TASK OBJECTIVE - Can you output the material exactly as written, minus any pictures it holds?

RECORDED DATA -

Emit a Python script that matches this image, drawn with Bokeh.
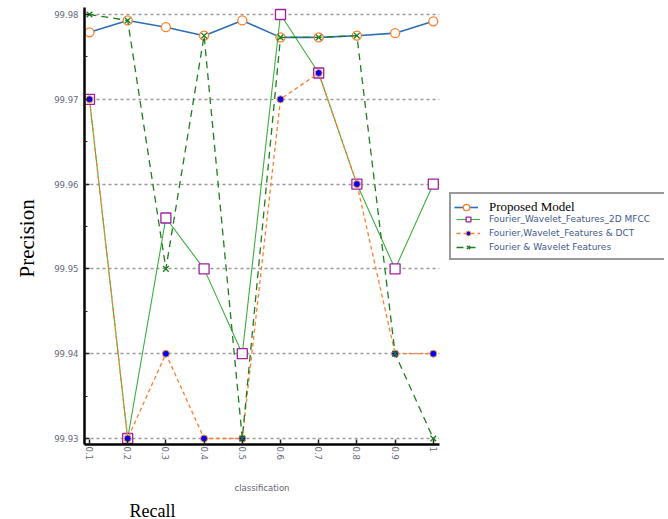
import math
from bokeh.plotting import figure
from bokeh.models import Range1d, FixedTicker, Legend, LegendItem, Title, BoxAnnotation
from bokeh.embed import file_html
from bokeh.resources import INLINE

# ---- data ----
recall = [0.1, 0.2, 0.3, 0.4, 0.5, 0.6, 0.7, 0.8, 0.9, 1.0]
recall_labels = ["0.1", "0.2", "0.3", "0.4", "0.5", "0.6", "0.7", "0.8", "0.9", "1"]

proposed = [99.9779, 99.9793, 99.9785, 99.9775, 99.9793, 99.9773, 99.9773, 99.9775, 99.9778, 99.9792]
mfcc_2d = [99.970, 99.930, 99.956, 99.950, 99.940, 99.980, 99.9731, 99.960, 99.950, 99.960]
dct = [99.970, 99.930, 99.940, 99.930, 99.930, 99.970, 99.9731, 99.960, 99.940, 99.940]
fourier_wavelet = [99.980, 99.9793, 99.950, 99.9775, 99.930, 99.9773, 99.9773, 99.9775, 99.940, 99.930]

series_names = [
    "Proposed Model",
    "Fourier_Wavelet_Features_2D MFCC",
    "Fourier,Wavelet_Features & DCT",
    "Fourier & Wavelet Features",
]
y_ticks = [99.93, 99.94, 99.95, 99.96, 99.97, 99.98]
y_tick_labels = ["99.93", "99.94", "99.95", "99.96", "99.97", "99.98"]
y_minor = [(a + b) / 2 for a, b in zip(y_ticks[:-1], y_ticks[1:])]

x_title = "classification"
outer_x_title = "Recall"
y_title = "Precision"

# axis extent (data units) of the chart area; the frame continues to the right for the legend
x_axis_start, x_axis_end = 0.08696, 1.01566
x_frame_end = 1.60522
y_start, y_end = 99.929292, 99.980825

p = figure(width=664, height=519, output_backend="svg", toolbar_location=None,
           x_range=Range1d(x_axis_start, x_frame_end), y_range=Range1d(y_start, y_end),
           min_border_left=82, min_border_right=0, min_border_top=7, min_border_bottom=75)
p.outline_line_color = None
p.background_fill_color = "white"
p.border_fill_color = "white"
p.xgrid.visible = False
p.ygrid.grid_line_color = "#9a9a9a"
p.ygrid.grid_line_dash = "3 3"
p.ygrid.grid_line_width = 1.3

# white mask so the grid lines stop at the end of the x axis
p.add_layout(BoxAnnotation(left=x_axis_end, fill_color="white", fill_alpha=1.0,
                           line_color=None, level="underlay"))

# axes
p.xaxis.ticker = FixedTicker(ticks=recall)
p.xaxis.bounds = (x_axis_start, x_axis_end)
p.xaxis.major_label_overrides = dict(zip(recall, recall_labels))
p.xaxis.major_label_orientation = -math.pi / 2
p.yaxis.ticker = FixedTicker(ticks=y_ticks, minor_ticks=y_minor)
p.yaxis.major_label_overrides = dict(zip(y_ticks, y_tick_labels))
for ax in (p.xaxis[0], p.yaxis[0]):
    ax.axis_line_width = 2.5
    ax.axis_line_color = "black"
    ax.major_tick_in = 5
    ax.major_tick_out = 0
    ax.major_tick_line_width = 1.5
    ax.major_tick_line_color = "#222222"
    ax.minor_tick_in = 3
    ax.minor_tick_out = 0
    ax.minor_tick_line_color = "#222222"
    ax.major_label_text_font = "DejaVu Sans"
    ax.major_label_text_font_size = "8.5px"
    ax.major_label_text_color = "#66667a"
p.yaxis.major_label_standoff = 6
p.xaxis.major_label_standoff = 2
p.xaxis.minor_tick_line_color = None

# series
r1l = p.line(recall, proposed, line_color="#2e6db4", line_width=1.6)
r1m = p.scatter(recall, proposed, marker="circle", size=9, line_color="#ff7f2a",
                fill_color="white", line_width=1.3)
r2l = p.line(recall, mfcc_2d, line_color="#3cae3c", line_width=1.1)
r2m = p.scatter(recall, mfcc_2d, marker="square", size=10, line_color="#a020a0",
                fill_color="white", line_width=1.3)
r3l = p.line(recall, dct, line_color="#ff7f2a", line_dash="4 3", line_width=1.3)
r3m = p.scatter(recall, dct, marker="circle", size=7, fill_color="#0000ff",
                line_color="#ff9a40", line_width=1)
r4l = p.line(recall, fourier_wavelet, line_color="#1e7d1e", line_dash="7 5", line_width=1.3)
r4m = p.scatter(recall, fourier_wavelet, marker="x", size=8, line_color="#1e7d1e", line_width=1.3)

# empty, transparent placeholder: keeps the first row of the boxed legend free
r_blank = p.line(x=[], y=[], line_alpha=0)

# main legend box (first row's glyph + serif caption come from the overlay legend below)
leg_x, leg_y, leg_pad = 365, 184, 5
legend = Legend(items=[
    LegendItem(label=" ", renderers=[r_blank]),
    LegendItem(label=series_names[1], renderers=[r2l, r2m]),
    LegendItem(label=series_names[2], renderers=[r3l, r3m]),
    LegendItem(label=series_names[3], renderers=[r4l, r4m]),
], location=(leg_x, leg_y))
legend.padding = leg_pad
legend.spacing = 2
legend.margin = 0
legend.glyph_height = 12
legend.glyph_width = 24
legend.label_height = 12
legend.label_standoff = 9
legend.label_width = 170
legend.border_line_color = "#333333"
legend.border_line_width = 2.5
legend.background_fill_color = "white"
legend.background_fill_alpha = 1.0
legend.label_text_font = "DejaVu Sans"
legend.label_text_font_size = "9px"
legend.label_text_color = "#44598a"
p.add_layout(legend)

legend_top = Legend(items=[LegendItem(label=series_names[0], renderers=[r1l, r1m])],
                    location=(leg_x + leg_pad, leg_y + 45))
legend_top.padding = 0
legend_top.spacing = 0
legend_top.margin = 0
legend_top.glyph_height = 16
legend_top.glyph_width = 24
legend_top.label_height = 16
legend_top.label_standoff = 11
legend_top.border_line_color = None
legend_top.background_fill_alpha = 0.0
legend_top.label_text_font = "Liberation Serif"
legend_top.label_text_font_size = "13px"
legend_top.label_text_color = "black"
p.add_layout(legend_top)

p.add_layout(Title(text=x_title, align="left", offset=150, standoff=34,
                   text_font="DejaVu Sans", text_font_size="8.5px",
                   text_font_style="normal", text_color="#666670"), "below")
p.add_layout(Title(text=outer_x_title, align="left", offset=45, standoff=-22,
                   text_font="Liberation Serif", text_font_size="18px",
                   text_font_style="normal", text_color="black"), "below")
p.add_layout(Title(text=y_title, align="left", offset=167, standoff=25,
                   text_font="Liberation Serif", text_font_size="21px",
                   text_font_style="normal", text_color="black"), "left")

open("out.html", "w").write(file_html(p, INLINE))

SOLUTION TO THIS TASK -
Emit a Python script that matches this image, drawn with Bokeh.
import math
from bokeh.plotting import figure
from bokeh.models import Range1d, FixedTicker, Legend, LegendItem, Title, BoxAnnotation
from bokeh.embed import file_html
from bokeh.resources import INLINE

# ---- data ----
recall = [0.1, 0.2, 0.3, 0.4, 0.5, 0.6, 0.7, 0.8, 0.9, 1.0]
recall_labels = ["0.1", "0.2", "0.3", "0.4", "0.5", "0.6", "0.7", "0.8", "0.9", "1"]

proposed = [99.9779, 99.9793, 99.9785, 99.9775, 99.9793, 99.9773, 99.9773, 99.9775, 99.9778, 99.9792]
mfcc_2d = [99.970, 99.930, 99.956, 99.950, 99.940, 99.980, 99.9731, 99.960, 99.950, 99.960]
dct = [99.970, 99.930, 99.940, 99.930, 99.930, 99.970, 99.9731, 99.960, 99.940, 99.940]
fourier_wavelet = [99.980, 99.9793, 99.950, 99.9775, 99.930, 99.9773, 99.9773, 99.9775, 99.940, 99.930]

series_names = [
    "Proposed Model",
    "Fourier_Wavelet_Features_2D MFCC",
    "Fourier,Wavelet_Features & DCT",
    "Fourier & Wavelet Features",
]
y_ticks = [99.93, 99.94, 99.95, 99.96, 99.97, 99.98]
y_tick_labels = ["99.93", "99.94", "99.95", "99.96", "99.97", "99.98"]
y_minor = [(a + b) / 2 for a, b in zip(y_ticks[:-1], y_ticks[1:])]

x_title = "classification"
outer_x_title = "Recall"
y_title = "Precision"

# axis extent (data units) of the chart area; the frame continues to the right for the legend
x_axis_start, x_axis_end = 0.08696, 1.01566
x_frame_end = 1.60522
y_start, y_end = 99.929292, 99.980825

p = figure(width=664, height=519, output_backend="svg", toolbar_location=None,
           x_range=Range1d(x_axis_start, x_frame_end), y_range=Range1d(y_start, y_end),
           min_border_left=82, min_border_right=0, min_border_top=7, min_border_bottom=75)
p.outline_line_color = None
p.background_fill_color = "white"
p.border_fill_color = "white"
p.xgrid.visible = False
p.ygrid.grid_line_color = "#9a9a9a"
p.ygrid.grid_line_dash = "3 3"
p.ygrid.grid_line_width = 1.3

# white mask so the grid lines stop at the end of the x axis
p.add_layout(BoxAnnotation(left=x_axis_end, fill_color="white", fill_alpha=1.0,
                           line_color=None, level="underlay"))

# axes
p.xaxis.ticker = FixedTicker(ticks=recall)
p.xaxis.bounds = (x_axis_start, x_axis_end)
p.xaxis.major_label_overrides = dict(zip(recall, recall_labels))
p.xaxis.major_label_orientation = -math.pi / 2
p.yaxis.ticker = FixedTicker(ticks=y_ticks, minor_ticks=y_minor)
p.yaxis.major_label_overrides = dict(zip(y_ticks, y_tick_labels))
for ax in (p.xaxis[0], p.yaxis[0]):
    ax.axis_line_width = 2.5
    ax.axis_line_color = "black"
    ax.major_tick_in = 5
    ax.major_tick_out = 0
    ax.major_tick_line_width = 1.5
    ax.major_tick_line_color = "#222222"
    ax.minor_tick_in = 3
    ax.minor_tick_out = 0
    ax.minor_tick_line_color = "#222222"
    ax.major_label_text_font = "DejaVu Sans"
    ax.major_label_text_font_size = "8.5px"
    ax.major_label_text_color = "#66667a"
p.yaxis.major_label_standoff = 6
p.xaxis.major_label_standoff = 2
p.xaxis.minor_tick_line_color = None

# series
r1l = p.line(recall, proposed, line_color="#2e6db4", line_width=1.6)
r1m = p.scatter(recall, proposed, marker="circle", size=9, line_color="#ff7f2a",
                fill_color="white", line_width=1.3)
r2l = p.line(recall, mfcc_2d, line_color="#3cae3c", line_width=1.1)
r2m = p.scatter(recall, mfcc_2d, marker="square", size=10, line_color="#a020a0",
                fill_color="white", line_width=1.3)
r3l = p.line(recall, dct, line_color="#ff7f2a", line_dash="4 3", line_width=1.3)
r3m = p.scatter(recall, dct, marker="circle", size=7, fill_color="#0000ff",
                line_color="#ff9a40", line_width=1)
r4l = p.line(recall, fourier_wavelet, line_color="#1e7d1e", line_dash="7 5", line_width=1.3)
r4m = p.scatter(recall, fourier_wavelet, marker="x", size=8, line_color="#1e7d1e", line_width=1.3)

# empty, transparent placeholder: keeps the first row of the boxed legend free
r_blank = p.line(x=[], y=[], line_alpha=0)

# main legend box (first row's glyph + serif caption come from the overlay legend below)
leg_x, leg_y, leg_pad = 365, 184, 5
legend = Legend(items=[
    LegendItem(label=" ", renderers=[r_blank]),
    LegendItem(label=series_names[1], renderers=[r2l, r2m]),
    LegendItem(label=series_names[2], renderers=[r3l, r3m]),
    LegendItem(label=series_names[3], renderers=[r4l, r4m]),
], location=(leg_x, leg_y))
legend.padding = leg_pad
legend.spacing = 2
legend.margin = 0
legend.glyph_height = 12
legend.glyph_width = 24
legend.label_height = 12
legend.label_standoff = 9
legend.label_width = 170
legend.border_line_color = "#333333"
legend.border_line_width = 2.5
legend.background_fill_color = "white"
legend.background_fill_alpha = 1.0
legend.label_text_font = "DejaVu Sans"
legend.label_text_font_size = "9px"
legend.label_text_color = "#44598a"
p.add_layout(legend)

legend_top = Legend(items=[LegendItem(label=series_names[0], renderers=[r1l, r1m])],
                    location=(leg_x + leg_pad, leg_y + 45))
legend_top.padding = 0
legend_top.spacing = 0
legend_top.margin = 0
legend_top.glyph_height = 16
legend_top.glyph_width = 24
legend_top.label_height = 16
legend_top.label_standoff = 11
legend_top.border_line_color = None
legend_top.background_fill_alpha = 0.0
legend_top.label_text_font = "Liberation Serif"
legend_top.label_text_font_size = "13px"
legend_top.label_text_color = "black"
p.add_layout(legend_top)

p.add_layout(Title(text=x_title, align="left", offset=150, standoff=34,
                   text_font="DejaVu Sans", text_font_size="8.5px",
                   text_font_style="normal", text_color="#666670"), "below")
p.add_layout(Title(text=outer_x_title, align="left", offset=45, standoff=-22,
                   text_font="Liberation Serif", text_font_size="18px",
                   text_font_style="normal", text_color="black"), "below")
p.add_layout(Title(text=y_title, align="left", offset=167, standoff=25,
                   text_font="Liberation Serif", text_font_size="21px",
                   text_font_style="normal", text_color="black"), "left")

open("out.html", "w").write(file_html(p, INLINE))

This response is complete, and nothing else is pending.